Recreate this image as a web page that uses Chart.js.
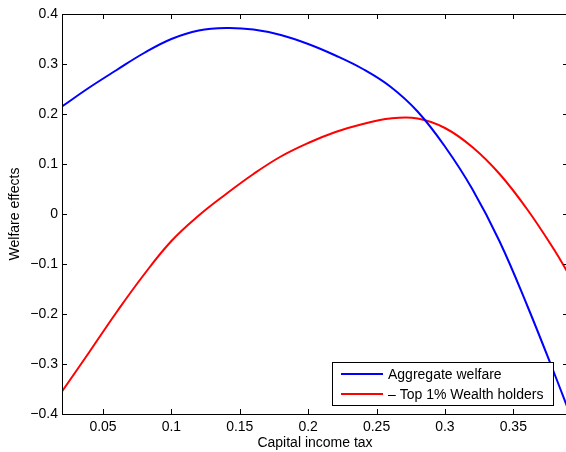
<!DOCTYPE html>
<html>
<head>
<meta charset="utf-8">
<script src="https://cdn.jsdelivr.net/npm/chart.js@4/dist/chart.umd.min.js"></script>
<style>
  html, body { margin: 0; padding: 0; background: #fff; overflow: hidden; }
  #wrap { width: 572px; height: 452px; }
</style>
</head>
<body>
<div id="wrap"><canvas id="welfareChart" width="572" height="452"></canvas></div>
<script>
// Capital income tax rates on the horizontal axis
const taxRates = [0.02, 0.04, 0.06, 0.08, 0.10, 0.12, 0.14, 0.16, 0.18, 0.20,
  0.22, 0.24, 0.26, 0.28, 0.30, 0.32, 0.34, 0.36, 0.38, 0.39];

// Welfare effect for the whole economy
const aggregateWelfare = [0.215, 0.253, 0.288, 0.322, 0.350, 0.367, 0.372, 0.369, 0.358, 0.340,
  0.317, 0.290, 0.255, 0.205, 0.135, 0.050, -0.055, -0.182, -0.319, -0.39];

// Welfare effect for the richest 1% (sign flipped)
const topWealthHolders = [-0.355, -0.276, -0.196, -0.121, -0.054, -0.003, 0.040, 0.080, 0.115, 0.142,
  0.164, 0.180, 0.191, 0.191, 0.172, 0.134, 0.080, 0.010, -0.072, -0.118];

const xTicks = [0.05, 0.1, 0.15, 0.2, 0.25, 0.3, 0.35];
const yTicks = [-0.4, -0.3, -0.2, -0.1, 0, 0.1, 0.2, 0.3, 0.4];

const seriesLabels = ['Aggregate welfare', '\u2013 Top 1% Wealth holders'];
const seriesColors = ['#0000ff', '#ff0000'];

Chart.defaults.font.family = "'Liberation Sans', Arial, Helvetica, sans-serif";
Chart.defaults.font.size = 14;
Chart.defaults.color = '#000';

function toPoints(ys) {
  return taxRates.map((x, i) => ({ x: x, y: ys[i] }));
}

// box around the plot with inward ticks on all four sides
const axesBox = {
  id: 'axesBox',
  afterDatasetsDraw(chart) {
    const { ctx, chartArea: a, scales } = chart;
    const len = 5;
    ctx.save();
    ctx.strokeStyle = '#000';
    ctx.lineWidth = 1;
    ctx.beginPath();
    xTicks.forEach(v => {
      const px = Math.round(scales.x.getPixelForValue(v)) + 0.5;
      ctx.moveTo(px, a.bottom); ctx.lineTo(px, a.bottom - len);
      ctx.moveTo(px, a.top); ctx.lineTo(px, a.top + len);
    });
    yTicks.forEach(v => {
      const py = Math.round(scales.y.getPixelForValue(v)) + 0.5;
      ctx.moveTo(a.left, py); ctx.lineTo(a.left + len, py);
      ctx.moveTo(a.right, py); ctx.lineTo(a.right - len, py);
    });
    ctx.stroke();
    ctx.strokeRect(Math.round(a.left) + 0.5, Math.round(a.top) + 0.5,
      Math.round(a.right - a.left), Math.round(a.bottom - a.top));
    ctx.restore();
  }
};

// legend box in the lower right corner
const boxLegend = {
  id: 'boxLegend',
  afterDraw(chart) {
    const { ctx } = chart;
    const x0 = 332.5, y0 = 362.5, w = 221, h = 43;
    ctx.save();
    ctx.fillStyle = '#fff';
    ctx.fillRect(x0, y0, w, h);
    ctx.strokeStyle = '#000';
    ctx.lineWidth = 1;
    ctx.strokeRect(x0, y0, w, h);
    ctx.font = "14px 'Liberation Sans', Arial, sans-serif";
    ctx.textBaseline = 'middle';
    chart.data.datasets.forEach((ds, i) => {
      const y = 374 + i * 20;
      ctx.strokeStyle = ds.borderColor;
      ctx.lineWidth = 2;
      ctx.beginPath();
      ctx.moveTo(341, y);
      ctx.lineTo(383, y);
      ctx.stroke();
      ctx.fillStyle = '#000';
      ctx.fillText(ds.label, 388, y + 1);
    });
    ctx.restore();
  }
};

new Chart(document.getElementById('welfareChart'), {
  type: 'line',
  data: {
    datasets: [
      {
        label: seriesLabels[0],
        data: toPoints(aggregateWelfare),
        borderColor: seriesColors[0],
        borderWidth: 2,
        pointRadius: 0,
        tension: 0.4,
        fill: false
      },
      {
        label: seriesLabels[1],
        data: toPoints(topWealthHolders),
        borderColor: seriesColors[1],
        borderWidth: 2,
        pointRadius: 0,
        tension: 0.4,
        fill: false
      }
    ]
  },
  options: {
    responsive: false,
    animation: false,
    layout: { padding: { top: 14, right: 4, left: 0, bottom: 0 } },
    plugins: {
      legend: { display: false },
      tooltip: { enabled: false }
    },
    scales: {
      x: {
        type: 'linear',
        min: 0.02,
        max: 0.39,
        afterBuildTicks: s => { s.ticks = xTicks.map(v => ({ value: v })); },
        afterFit: s => { s.height = 38; },
        grid: { display: false, drawTicks: false },
        border: { display: false },
        ticks: {
          padding: 5,
          maxRotation: 0,
          callback: v => String(+v.toFixed(2))
        },
        title: {
          display: true,
          text: 'Capital income tax',
          padding: { top: 0, bottom: 0 }
        }
      },
      y: {
        min: -0.4,
        max: 0.4,
        afterBuildTicks: s => { s.ticks = yTicks.map(v => ({ value: v })); },
        afterFit: s => { s.width = 62; },
        grid: { display: false, drawTicks: false },
        border: { display: false },
        ticks: {
          padding: 4,
          callback: v => {
            const r = Math.round(v * 10) / 10;
            if (r === 0) return '0';
            return (r < 0 ? '\u2212' : '') + Math.abs(r).toFixed(1);
          }
        },
        title: {
          display: true,
          text: 'Welfare effects',
          padding: { top: 7, bottom: 7 }
        }
      }
    }
  },
  plugins: [axesBox, boxLegend]
});
</script>
</body>
</html>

The task
Write out the lines from the start of the material to the line with "0.22, 0.24, 0.26, 0.28, 0.30, 0.32, 0.34, 0.36, 0.38, 0.39];", inclusive and exactly. Skip the pictures.

Output for this exercise
Recreate this image as a web page that uses Chart.js.
<!DOCTYPE html>
<html>
<head>
<meta charset="utf-8">
<script src="https://cdn.jsdelivr.net/npm/chart.js@4/dist/chart.umd.min.js"></script>
<style>
  html, body { margin: 0; padding: 0; background: #fff; overflow: hidden; }
  #wrap { width: 572px; height: 452px; }
</style>
</head>
<body>
<div id="wrap"><canvas id="welfareChart" width="572" height="452"></canvas></div>
<script>
// Capital income tax rates on the horizontal axis
const taxRates = [0.02, 0.04, 0.06, 0.08, 0.10, 0.12, 0.14, 0.16, 0.18, 0.20,
  0.22, 0.24, 0.26, 0.28, 0.30, 0.32, 0.34, 0.36, 0.38, 0.39];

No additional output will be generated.